Y penser toujours, n’en parler jamais et faire des réformes minimales : telle fut durant trente ans la position des gouvernements de droite sur les fonds de pension. Dangereux politiquement, rejeté par les syndicats et la gauche, éclipsé par les réformes ayant maintenu les régimes par répartition à flot, le scénario de l’introduction d’une dose de capitalisation dans le système français revient en force, surtout porté par l’ancien premier ministre Edouard Philippe, qui veut l’inscrire au cœur des débats de la campagne présidentielle de 2027, dans le cadre plus large du sauvetage d’un Etat-providence menacé de cessation de paiements.
Tout le monde peut au moins s’entendre sur le diagnostic, posé par la Cour des comptes dans un rapport publié lundi 26 mai. Il est alarmant. Toutes branches confondues, le déficit de la Sécurité sociale sera multiplié par deux d’ici à 2028. L’Assurance-maladie en est la première responsable avec un « trou » de 13,8 milliards d’euros en 2024 ; le régime de retraite de base y contribue aussi, même s’il n’est déficitaire « que » de 5,6 milliards et si les caisses complémentaires du secteur privé (Agirc-Arrco) sont bénéficiaires. La trajectoire financière du régime général à moyen terme, comme celle de l’Etat, est « hors de contrôle », alertent les magistrats de la Rue Cambon, qui n’excluent plus un défaut de paiement de certaines prestations.

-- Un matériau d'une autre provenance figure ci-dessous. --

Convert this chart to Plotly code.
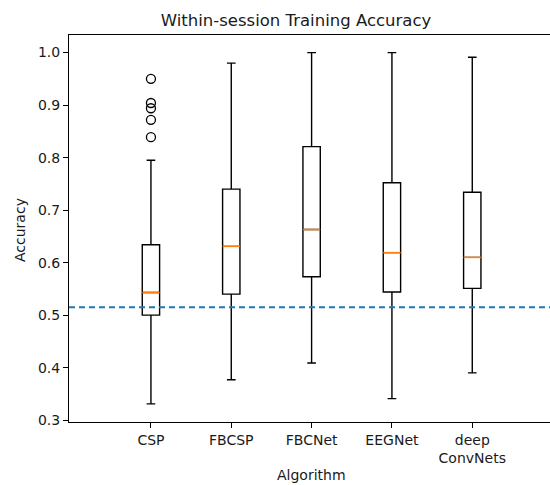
import plotly.graph_objects as go

algorithms = ["CSP", "FBCSP", "FBCNet", "EEGNet", "deep<br>ConvNets"]
positions = [1, 2, 3, 4, 5]
lower_whisker = [0.331, 0.377, 0.409, 0.341, 0.390]
q1 = [0.500, 0.540, 0.573, 0.544, 0.551]
median = [0.543, 0.631, 0.663, 0.619, 0.610]
q3 = [0.634, 0.740, 0.821, 0.752, 0.734]
upper_whisker = [0.795, 0.980, 1.000, 1.000, 0.991]
csp_outliers = [0.950, 0.904, 0.894, 0.872, 0.839]
chance_level = 0.515
yticks = [0.3, 0.4, 0.5, 0.6, 0.7, 0.8, 0.9, 1.0]

box_w = 0.216
font = "DejaVu Sans"
W, H = 553, 485
L, R, T, B = 69, 0, 35, 63
x_range = [-0.02, 6.005]

fig = go.Figure()
fig.add_trace(go.Box(
    x=positions, q1=q1, median=median, q3=q3,
    lowerfence=lower_whisker, upperfence=upper_whisker,
    width=box_w, whiskerwidth=0.5, boxpoints=False,
    fillcolor="rgba(255,255,255,0)", line=dict(color="black", width=1.4),
    showlegend=False, hoverinfo="skip",
))

mx, my = [], []
for p, m in zip(positions, median):
    mx += [p - box_w / 2, p + box_w / 2, None]
    my += [m, m, None]
fig.add_trace(go.Scatter(x=mx, y=my, mode="lines",
                         line=dict(color="#ff7f0e", width=1.5),
                         showlegend=False, hoverinfo="skip"))

fig.add_trace(go.Scatter(x=[positions[0]] * len(csp_outliers), y=csp_outliers,
                         mode="markers",
                         marker=dict(symbol="circle-open", size=9, color="black",
                                     line=dict(width=1.3)),
                         showlegend=False, hoverinfo="skip"))

fig.add_trace(go.Scatter(x=x_range, y=[chance_level, chance_level], mode="lines",
                         line=dict(color="#1f77b4", width=2, dash="6px,4px"),
                         showlegend=False, hoverinfo="skip"))

pw = W - L - R
ph = H - T - B
fig.update_layout(
    width=W, height=H,
    margin=dict(l=L, r=R, t=T, b=B, autoexpand=False),
    paper_bgcolor="white", plot_bgcolor="white",
    font=dict(family=font, size=14, color="#1a1a1a"),
    title=dict(text="Within-session Training Accuracy", x=(296 - L) / pw, xref="paper",
               xanchor="center", y=(H - 20) / H, yref="container", yanchor="middle",
               font=dict(size=16.5, color="#1a1a1a")),
    annotations=[
        dict(text="Algorithm", xref="paper", yref="paper", x=(311 - L) / pw,
             y=-(475 - (T + ph)) / ph, xanchor="center", yanchor="middle",
             showarrow=False, font=dict(size=14)),
        dict(text="Accuracy", xref="paper", yref="paper", x=-(L - 20) / pw,
             y=(T + ph - 230) / ph, xanchor="center", yanchor="middle",
             textangle=-90, showarrow=False, font=dict(size=14)),
    ],
)
fig.update_xaxes(
    range=x_range, tickmode="array", tickvals=positions, ticktext=algorithms,
    showgrid=False, zeroline=False, showline=True, linecolor="black", linewidth=1,
    mirror=True, ticks="outside", ticklen=5, tickcolor="black", automargin=False,
    tickfont=dict(size=14),
)
fig.update_yaxes(
    range=[0.2965, 1.0335], tickmode="array", tickvals=yticks,
    ticktext=[f"{v:.1f}" for v in yticks],
    showgrid=False, zeroline=False, showline=True, linecolor="black", linewidth=1,
    mirror=False, ticks="outside", ticklen=5, tickcolor="black", automargin=False,
    tickfont=dict(size=14),
)

fig.write_html("out.html", config={"displayModeBar": False},
               post_script="document.body.style.margin='0';document.body.style.overflow='hidden';")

Le financement des retraites est un ouvrage remis sur le métier depuis trois décennies. En 1991, la situation financière et démographique n’était pas aussi critique, et le Livre blanc de Michel Rocard recommandait notamment un allongement de la durée de cotisation. Le premier ministre d’alors souhaitait « le plus large accord sur les données, les perspectives, les solutions » entre les partenaires sociaux pour équilibrer le système. Tout juste proposait-il d’« inciter les entreprises à enrichir le contrat de travail d’une dimension de salaire différé sous forme de fonds de pension ». Le débat, très polémique, était lancé.